O salmo responsorial é, também, a seu modo, uma proclamação da vinda do Cristo. Profeticamente, o salmista anuncia que “a verdade e o amor se encontrarão, a justiça e a paz se abraçarão; da terra brotará a fidelidade e a justiça olhará dos altos céus”. Verdade, amor, justiça e paz são conceitos muito significativos no contexto do Antigo Testamento. O salmista, a certa altura, afirma: “A verdade brotará da terra, e a justiça, dos céus, olhará” (cf. Sl 85[84],12. A verdade, o Cristo, brotou da terra… Adão, no início, foi feito do pó da terra (Gn 2,7), mas Deus soprou nele seu hálito de vida, tornando-o um ser vivente. E foi de uma filha de Adão – daquele que outrora era apenas pó, mas que fora vivificado pelo Santo Espírito – a mais bela de todas, a escolhida desde os séculos, a Virgem Maria, que nasceu para nós Aquele que é a própria Verdade. Foi assim que ele se apresentou a nós: “Eu sou o caminho, a Verdade e a vida” (Jo 14,6). Cristo, a Verdade, brotou da terra, isto é do seio virginal da Filha de Sião. Nele, todas as promessas do Pai se realizaram e nós somos, então, bem-aventurados, porque vimos e ouvimos o que tantos que vieram antes de nós quiseram ver e ouvir (Lc 10,23-24). “Justiça” é um outro nome que podemos dar a Cristo, pois Ele nos tornou justos pelo seu sacrifício redentor. Dos céus, dos altos céus, Ele nos olhou e, compadecido de nós, de lá desceu, como orvalho das alturas, para nos redimir e introduzir no Reino de seu Pai.

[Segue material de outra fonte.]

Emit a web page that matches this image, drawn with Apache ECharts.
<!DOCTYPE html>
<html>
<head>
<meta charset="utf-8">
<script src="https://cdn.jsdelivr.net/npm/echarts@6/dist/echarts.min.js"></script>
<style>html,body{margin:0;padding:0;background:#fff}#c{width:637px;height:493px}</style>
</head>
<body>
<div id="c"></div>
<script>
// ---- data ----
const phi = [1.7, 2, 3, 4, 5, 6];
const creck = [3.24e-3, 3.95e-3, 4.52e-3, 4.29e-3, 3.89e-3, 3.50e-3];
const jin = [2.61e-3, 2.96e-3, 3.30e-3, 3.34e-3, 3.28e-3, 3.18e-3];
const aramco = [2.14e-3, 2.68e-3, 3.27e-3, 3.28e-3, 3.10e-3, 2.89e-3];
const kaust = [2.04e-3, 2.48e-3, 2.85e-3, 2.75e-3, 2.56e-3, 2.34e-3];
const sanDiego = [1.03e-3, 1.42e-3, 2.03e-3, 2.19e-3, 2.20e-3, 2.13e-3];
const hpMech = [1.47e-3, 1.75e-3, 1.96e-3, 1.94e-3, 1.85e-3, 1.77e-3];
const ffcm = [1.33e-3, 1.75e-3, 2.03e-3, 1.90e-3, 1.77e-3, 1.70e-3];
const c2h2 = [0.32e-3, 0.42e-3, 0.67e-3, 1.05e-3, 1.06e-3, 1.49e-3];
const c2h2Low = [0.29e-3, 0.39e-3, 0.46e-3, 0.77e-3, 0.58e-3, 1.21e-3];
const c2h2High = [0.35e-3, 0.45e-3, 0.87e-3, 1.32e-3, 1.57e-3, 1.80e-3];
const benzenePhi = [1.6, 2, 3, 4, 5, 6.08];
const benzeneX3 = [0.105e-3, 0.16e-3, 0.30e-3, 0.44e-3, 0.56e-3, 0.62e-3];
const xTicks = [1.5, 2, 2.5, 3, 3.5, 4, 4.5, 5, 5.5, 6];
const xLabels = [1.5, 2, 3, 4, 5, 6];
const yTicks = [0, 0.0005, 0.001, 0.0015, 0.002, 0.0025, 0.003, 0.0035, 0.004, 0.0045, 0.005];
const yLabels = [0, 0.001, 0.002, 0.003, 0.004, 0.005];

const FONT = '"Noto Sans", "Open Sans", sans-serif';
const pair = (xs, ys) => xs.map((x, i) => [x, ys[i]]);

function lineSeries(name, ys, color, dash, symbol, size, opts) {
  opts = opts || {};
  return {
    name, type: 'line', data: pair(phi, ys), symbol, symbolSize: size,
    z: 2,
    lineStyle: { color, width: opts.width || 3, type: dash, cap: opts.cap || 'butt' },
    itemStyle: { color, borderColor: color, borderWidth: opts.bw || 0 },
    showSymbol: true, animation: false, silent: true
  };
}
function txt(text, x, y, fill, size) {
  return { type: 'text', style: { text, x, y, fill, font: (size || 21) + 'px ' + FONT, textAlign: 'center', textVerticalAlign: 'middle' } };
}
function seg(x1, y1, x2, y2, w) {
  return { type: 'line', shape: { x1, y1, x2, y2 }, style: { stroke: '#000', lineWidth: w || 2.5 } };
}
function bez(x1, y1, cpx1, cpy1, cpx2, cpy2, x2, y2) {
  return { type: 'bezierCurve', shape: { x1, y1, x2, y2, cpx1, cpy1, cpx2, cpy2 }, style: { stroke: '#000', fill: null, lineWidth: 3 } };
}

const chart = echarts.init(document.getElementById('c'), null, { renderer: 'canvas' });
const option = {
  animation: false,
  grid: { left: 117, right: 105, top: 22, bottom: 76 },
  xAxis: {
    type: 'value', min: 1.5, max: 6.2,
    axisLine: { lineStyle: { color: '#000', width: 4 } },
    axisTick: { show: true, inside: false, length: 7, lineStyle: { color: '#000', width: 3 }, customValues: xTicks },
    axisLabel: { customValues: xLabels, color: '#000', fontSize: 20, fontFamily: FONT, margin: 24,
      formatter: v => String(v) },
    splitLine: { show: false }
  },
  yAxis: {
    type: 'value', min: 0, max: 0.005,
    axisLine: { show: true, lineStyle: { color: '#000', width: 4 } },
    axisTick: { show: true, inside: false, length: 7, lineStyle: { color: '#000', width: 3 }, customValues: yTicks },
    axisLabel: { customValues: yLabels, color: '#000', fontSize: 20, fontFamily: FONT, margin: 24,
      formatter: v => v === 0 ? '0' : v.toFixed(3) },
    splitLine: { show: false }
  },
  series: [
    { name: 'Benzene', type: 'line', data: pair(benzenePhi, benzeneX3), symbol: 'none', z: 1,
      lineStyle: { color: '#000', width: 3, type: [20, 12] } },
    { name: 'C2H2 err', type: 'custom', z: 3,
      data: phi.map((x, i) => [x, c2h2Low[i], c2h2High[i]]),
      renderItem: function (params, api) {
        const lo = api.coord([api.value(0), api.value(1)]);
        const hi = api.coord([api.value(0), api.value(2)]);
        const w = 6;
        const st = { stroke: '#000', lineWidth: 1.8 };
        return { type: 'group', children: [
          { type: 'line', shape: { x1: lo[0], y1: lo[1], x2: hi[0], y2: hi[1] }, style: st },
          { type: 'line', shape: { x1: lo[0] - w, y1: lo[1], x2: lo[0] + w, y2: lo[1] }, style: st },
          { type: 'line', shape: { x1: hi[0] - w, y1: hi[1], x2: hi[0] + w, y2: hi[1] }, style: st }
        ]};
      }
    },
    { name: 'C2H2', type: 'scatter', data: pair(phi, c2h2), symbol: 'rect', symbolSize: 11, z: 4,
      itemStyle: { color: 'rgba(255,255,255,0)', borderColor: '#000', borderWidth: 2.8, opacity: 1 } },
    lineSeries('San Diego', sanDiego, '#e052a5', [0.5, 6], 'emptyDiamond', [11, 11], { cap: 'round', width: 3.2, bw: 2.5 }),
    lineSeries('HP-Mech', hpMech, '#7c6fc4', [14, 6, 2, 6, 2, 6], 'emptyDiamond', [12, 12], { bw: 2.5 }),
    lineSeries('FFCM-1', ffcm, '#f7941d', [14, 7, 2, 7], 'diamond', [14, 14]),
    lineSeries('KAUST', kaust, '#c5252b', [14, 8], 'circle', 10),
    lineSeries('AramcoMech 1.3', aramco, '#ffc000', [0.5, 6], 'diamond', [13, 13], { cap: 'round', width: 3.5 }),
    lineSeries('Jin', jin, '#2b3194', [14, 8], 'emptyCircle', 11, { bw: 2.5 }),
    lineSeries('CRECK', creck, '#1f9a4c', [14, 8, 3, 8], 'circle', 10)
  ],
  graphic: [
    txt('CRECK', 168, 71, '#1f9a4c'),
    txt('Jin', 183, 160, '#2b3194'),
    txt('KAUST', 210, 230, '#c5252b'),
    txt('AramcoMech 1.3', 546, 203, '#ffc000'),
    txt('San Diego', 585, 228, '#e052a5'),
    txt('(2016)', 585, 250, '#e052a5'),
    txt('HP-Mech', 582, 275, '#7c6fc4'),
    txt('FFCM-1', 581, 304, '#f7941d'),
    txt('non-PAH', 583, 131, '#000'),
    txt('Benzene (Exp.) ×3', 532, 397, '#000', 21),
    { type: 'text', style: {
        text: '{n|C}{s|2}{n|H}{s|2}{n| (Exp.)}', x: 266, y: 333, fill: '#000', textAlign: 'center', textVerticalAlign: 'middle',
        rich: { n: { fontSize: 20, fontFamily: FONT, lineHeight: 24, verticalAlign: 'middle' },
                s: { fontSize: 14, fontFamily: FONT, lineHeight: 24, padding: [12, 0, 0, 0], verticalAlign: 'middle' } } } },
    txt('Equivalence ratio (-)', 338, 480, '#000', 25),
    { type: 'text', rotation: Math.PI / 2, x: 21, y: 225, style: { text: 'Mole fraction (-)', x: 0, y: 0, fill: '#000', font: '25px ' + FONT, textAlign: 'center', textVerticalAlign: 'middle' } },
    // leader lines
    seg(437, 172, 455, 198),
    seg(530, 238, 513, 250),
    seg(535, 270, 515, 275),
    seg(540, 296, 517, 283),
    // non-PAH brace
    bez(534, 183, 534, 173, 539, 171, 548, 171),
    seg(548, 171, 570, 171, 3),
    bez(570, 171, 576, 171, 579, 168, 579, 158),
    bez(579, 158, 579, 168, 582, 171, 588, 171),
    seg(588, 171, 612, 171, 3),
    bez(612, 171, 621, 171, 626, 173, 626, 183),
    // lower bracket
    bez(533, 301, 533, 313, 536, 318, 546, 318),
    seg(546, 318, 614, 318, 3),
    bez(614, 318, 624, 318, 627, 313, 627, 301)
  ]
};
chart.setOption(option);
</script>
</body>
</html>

O advento, nas suas primeiras semanas, nos coloca diante de uma sadia tensão: nos preparamos para celebrar o mistério da primeira vinda do Senhor, recordando-nos que Ele virá uma segunda vez no fim dos tempos. Isso nos é recordado pelas eucologias e, também, nesse segundo domingo, pela leitura da segunda carta de São Pedro. Em 2Pd 3,4 é colocada a questão acerca da Parusia, da segunda vinda do Senhor. A aparente demora significa que sua promessa, afinal, terá falhado? O autor da carta responde com uma citação do Salmo 90(89),4: “Pois mil anos são aos teus olhos como o dia de ontem que passou, uma vigília dentro da noite!” Logo em seguida, de acordo com a tradição encontrada em outros textos do Novo Testamento, a carta afirma que a vinda do Senhor será repentina, como a vinda de um ladrão que chega sem dar aviso. Em virtude disso, a nossa vida deve ser de constante vigilância: uma vinda de santidade e piedade, esperando com anseio pela vinda do Senhor; pelos novos céus e pela nova terra, onde habitará a justiça.

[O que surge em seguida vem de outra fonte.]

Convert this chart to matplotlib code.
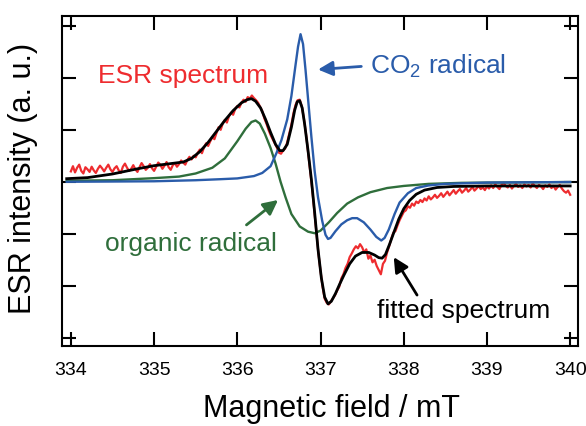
import numpy as np
import matplotlib
matplotlib.use("Agg")
import matplotlib.pyplot as plt

plt.rcParams["font.family"] = ["Liberation Sans", "DejaVu Sans"]
plt.rcParams["mathtext.default"] = "regular"

# CO2 radical component (field in mT, intensity)
co2_field = [333.95, 334.5, 335.0, 335.5, 335.8, 336.0, 336.2, 336.3, 336.4, 336.47,
             336.53, 336.6, 336.65, 336.7, 336.73, 336.76, 336.79, 336.82, 336.85, 336.89,
             336.93, 336.97, 337.02, 337.06, 337.09, 337.12, 337.18, 337.25, 337.32, 337.38,
             337.44, 337.52, 337.6, 337.67, 337.73, 337.77, 337.82, 337.89, 337.95, 338.05,
             338.15, 338.3, 338.5, 339.0, 339.5, 340.0]
co2_int = [0.0, 0.005, 0.01, 0.03, 0.05, 0.065, 0.11, 0.17, 0.3, 0.55,
           0.8, 1.2, 1.65, 2.25, 2.6, 2.84, 2.65, 2.15, 1.6, 0.87,
           0.2, -0.3, -0.75, -1.02, -1.1, -1.08, -0.95, -0.82, -0.74, -0.70,
           -0.70, -0.78, -0.92, -1.06, -1.13, -1.08, -0.92, -0.62, -0.40, -0.22,
           -0.12, -0.07, -0.04, -0.015, -0.01, -0.005]

# organic radical component
org_field = [333.95, 334.5, 335.0, 335.3, 335.5, 335.7, 335.85, 336.0, 336.1, 336.17,
             336.22, 336.27, 336.33, 336.4, 336.46, 336.52, 336.58, 336.65, 336.75, 336.85,
             336.93, 337.0, 337.1, 337.2, 337.32, 337.45, 337.6, 337.8, 338.0, 338.3,
             338.7, 339.5, 340.0]
org_int = [0.02, 0.03, 0.07, 0.1, 0.16, 0.27, 0.45, 0.78, 1.02, 1.15,
           1.18, 1.12, 0.93, 0.65, 0.35, 0.0, -0.3, -0.62, -0.86, -0.96,
           -0.99, -0.94, -0.78, -0.6, -0.42, -0.3, -0.2, -0.12, -0.08, -0.04,
           -0.02, -0.01, -0.005]

# fitted spectrum
fit_field = [333.95, 334.2, 334.5, 334.8, 335.0, 335.2, 335.35, 335.45, 335.55, 335.65,
             335.75, 335.85, 335.95, 336.05, 336.12, 336.17, 336.22, 336.28, 336.34, 336.4,
             336.46, 336.51, 336.55, 336.6, 336.65, 336.69, 336.72, 336.75, 336.78, 336.81,
             336.85, 336.89, 336.93, 336.97, 337.01, 337.05, 337.09, 337.13, 337.18, 337.23,
             337.28, 337.35, 337.42, 337.5, 337.58, 337.65, 337.7, 337.74, 337.78, 337.83,
             337.88, 337.94, 338.0, 338.07, 338.15, 338.25, 338.4, 338.6, 339.0, 339.5,
             340.0]
fit_int = [0.06, 0.08, 0.15, 0.25, 0.31, 0.35, 0.38, 0.45, 0.58, 0.76,
           0.97, 1.18, 1.37, 1.52, 1.58, 1.6, 1.55, 1.42, 1.2, 0.95,
           0.72, 0.6, 0.6, 0.72, 1.05, 1.38, 1.54, 1.56, 1.42, 1.1,
           0.6, 0.05, -0.6, -1.3, -1.85, -2.22, -2.35, -2.3, -2.15, -1.97,
           -1.8, -1.58, -1.43, -1.36, -1.36, -1.41, -1.46, -1.47, -1.4, -1.2,
           -0.98, -0.72, -0.52, -0.36, -0.24, -0.16, -0.11, -0.09, -0.08, -0.08,
           -0.08]

# measured ESR spectrum, 334 to 340 mT in 0.025 mT steps
esr_int = [
    0.20, 0.30, 0.18, 0.27, 0.33, 0.21, 0.16, 0.28, 0.24, 0.19,
    0.29, 0.22, 0.17, 0.25, 0.31, 0.26, 0.20, 0.27, 0.33, 0.24,
    0.19, 0.26, 0.30, 0.22, 0.17, 0.29, 0.35, 0.27, 0.21, 0.25,
    0.32, 0.24, 0.19, 0.28, 0.36, 0.30, 0.23, 0.27, 0.34, 0.26,
    0.21, 0.29, 0.37, 0.33, 0.25, 0.31, 0.38, 0.28, 0.23, 0.32,
    0.36, 0.29, 0.34, 0.41, 0.37, 0.33, 0.42, 0.48, 0.43, 0.50,
    0.47, 0.56, 0.62, 0.55, 0.66, 0.74, 0.69, 0.78, 0.86, 0.82,
    0.94, 1.05, 1.00, 1.12, 1.19, 1.14, 1.26, 1.33, 1.29, 1.40,
    1.46, 1.43, 1.52, 1.58, 1.54, 1.63, 1.60, 1.66, 1.61, 1.57,
    1.52, 1.44, 1.36, 1.22, 1.12, 1.00, 0.90, 0.82, 0.74, 0.66,
    0.56, 0.54, 0.60, 0.64, 0.76, 0.93, 1.10, 1.32, 1.48, 1.57,
    1.58, 1.45, 1.22, 0.93, 0.58, 0.22, -0.14, -0.55, -0.98, -1.38,
    -1.72, -2.02, -2.25, -2.33, -2.36, -2.30, -2.24, -2.18, -2.09, -2.02,
    -1.86, -1.78, -1.66, -1.58, -1.45, -1.38, -1.30, -1.24, -1.28, -1.20,
    -1.26, -1.36, -1.30, -1.48, -1.42, -1.55, -1.50, -1.62, -1.70, -1.78,
    -1.58, -1.52, -1.36, -1.24, -1.10, -0.98, -0.95, -0.84, -0.74, -0.66,
    -0.58, -0.55, -0.47, -0.50, -0.42, -0.46, -0.38, -0.41, -0.35, -0.39,
    -0.32, -0.36, -0.28, -0.34, -0.30, -0.25, -0.31, -0.27, -0.22, -0.29,
    -0.24, -0.19, -0.26, -0.21, -0.16, -0.23, -0.18, -0.14, -0.21, -0.17,
    -0.12, -0.19, -0.15, -0.10, -0.17, -0.13, -0.08, -0.14, -0.11, -0.16,
    -0.09, -0.13, -0.07, -0.12, -0.05, -0.10, -0.14, -0.06, -0.02, -0.08,
    -0.11, -0.06, -0.13, -0.08, -0.04, -0.10, -0.07, -0.12, -0.05, -0.09,
    -0.06, -0.11, -0.03, -0.08, -0.12, -0.06, -0.09, -0.14, -0.07, -0.10,
    -0.05, -0.12, -0.08, -0.15, -0.10, -0.06, -0.13, -0.18, -0.21, -0.17,
    -0.25,
]
esr_field = np.linspace(334, 340, len(esr_int))

x_ticks = [334, 335, 336, 337, 338, 339, 340]

RED = "#ee2c2f"
BLUE = "#2a5caa"
GREEN = "#2f6e3b"

fig = plt.figure(figsize=(5.86, 4.26), dpi=100)
ax = fig.add_axes([0.1053, 0.1878, 0.8819, 0.7746])

ax.plot(esr_field, esr_int, color=RED, lw=1.6)
ax.plot(org_field, org_int, color=GREEN, lw=1.7)
ax.plot(co2_field, co2_int, color=BLUE, lw=1.7)
ax.plot(fit_field, fit_int, color="black", lw=2.0)

ax.set_xlim(333.89, 340.10)
ax.set_ylim(-3.16, 3.19)
ax.set_xticks(x_ticks)
ax.set_yticks([-3, -2, -1, 0, 1, 2, 3])
ax.set_yticklabels([])
ax.tick_params(direction="in", length=10, width=1.5, top=True, right=True,
               labelsize=14, pad=11.5)
for s in ax.spines.values():
    s.set_linewidth(1.5)

ax.text(334.325, 1.90, "ESR spectrum", color=RED, fontsize=19, va="baseline")
ax.text(337.60, 2.07, "CO$_2$ radical", color=BLUE, fontsize=19, va="baseline")
ax.text(334.41, -1.33, "organic radical", color=GREEN, fontsize=19, va="baseline")
ax.text(337.68, -2.63, "fitted spectrum", color="black", fontsize=19, va="baseline")

arrow = dict(arrowstyle="-|>", lw=2, mutation_scale=22, shrinkA=0, shrinkB=0)
ax.annotate("", xy=(336.97, 2.16), xytext=(337.49, 2.22),
            arrowprops=dict(arrow, color=BLUE))
ax.annotate("", xy=(336.49, -0.35), xytext=(336.11, -0.83),
            arrowprops=dict(arrow, color=GREEN))
ax.annotate("", xy=(337.88, -1.45), xytext=(338.16, -2.18),
            arrowprops=dict(arrow, color="black"))

fig.text(23.5 / 586, 1 - 178 / 426, "ESR intensity (a. u.)", rotation=90,
         fontsize=22, ha="center", va="center")
fig.text(331.5 / 586, 1 - 417 / 426, "Magnetic field / mT", fontsize=22,
         ha="center", va="baseline")

fig.savefig("out.png", dpi=100)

A expectativa da vinda futura do Senhor e da nossa vida com Ele em seu Reino é que molda nossa vida cotidiana. Quem não espera nada, vive de qualquer maneira. Contudo, quem espera encontrar-se um dia com o Senhor, quem anseia por estar com Cristo, vive do melhor modo possível, esforçando-se por colocar em prática aquilo o que ouve cotidianamente no Evangelho. Que o tempo do Advento seja fecundo, voltado para a oração e para uma conversão sincera que brota da escuta lúcida e consciente da Palavra do Senhor. Aguardando a sua vinda gloriosa, esforcemo-nos por viver já de modo digno d’Ele, colocando em prática o duplo mandamento do amor: o amor a Deus, com todo nosso coração e o amor ao próximo, como a nós mesmos!
[1] O livro do profeta Isaías costuma ser dividido em três partes: o “Proto-Isaías” – caps. 1-39; o “Dêutero-Isaías” – caps. 40-55 e o “Trito-Isaías” – caps. 56-66.